Batsheva Hay, whose Gunne Sax-sample riffs have become near-ubiquitous kooky-lady wear, intelligently created a discourse around her clothing moderated by writer and speaker Aminatou Sow, with a series of panelists — a psychoanalyst, a philosophy professor and art history professor — who “reviewed” her clothing. It was an interesting thought experiment and showed that Hay is self-aware. Whether she’ll last beyond her big moment remains up for debate, but she’s still worth watching for now.
Maria Cornejo, who was recently appointed by Ford to the CFDA board, rises above them all. Consider this: While other designers are hanging on for dear life to the mutton sleeve, Cornejo took the idea someplace else, showing what she’s calling the “quadro sleeve” by engineering a sharp corner into an otherwise curved line.

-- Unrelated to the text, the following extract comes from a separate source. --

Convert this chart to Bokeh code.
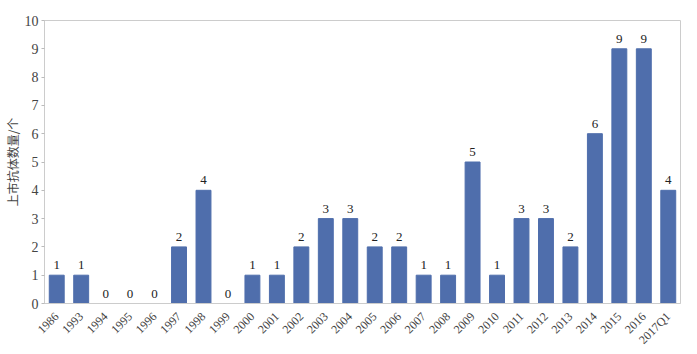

Cornejo doesn’t use mood boards to build her collection; perhaps that’s why it looks like none other. But it’s not the only reason she is a welcome addition to the CFDA’s decision-making body. As an independent business owner who has managed to stay afloat for more than 20 years, she can be an advocate for her peers.
Generally, things do feel like they’re on the up. But it also just seemed like designers weren’t in the mood to think out tough things, like the threat of US recession, or that fact that the industry is still heavily reliant on discounts to keep it afloat. So many fashion greats, like Calvin Klein and Donna Karan, are gone from the runways. They are able to remain in business not because they sell expensive products in glossy flagships, but because they sell shift dresses at T.J. Maxx.
While New York understands showmanship — and customer relations — sometimes it’s hard to find meaning here. The major exception to this was Pyer Moss’ Kerby Jean-Raymond, whose Sunday show is the one that will stick with you. Yes, it was grand, and no, the clothes were not revelatory; they’re far from perfect. But if you strip it all down, take away the choir, take away the Reebok money, forget about the sermon and move the crowd out of the Kings Theatre, they still said something. American Fashion is far from okay. But Jean-Raymond makes us optimistic.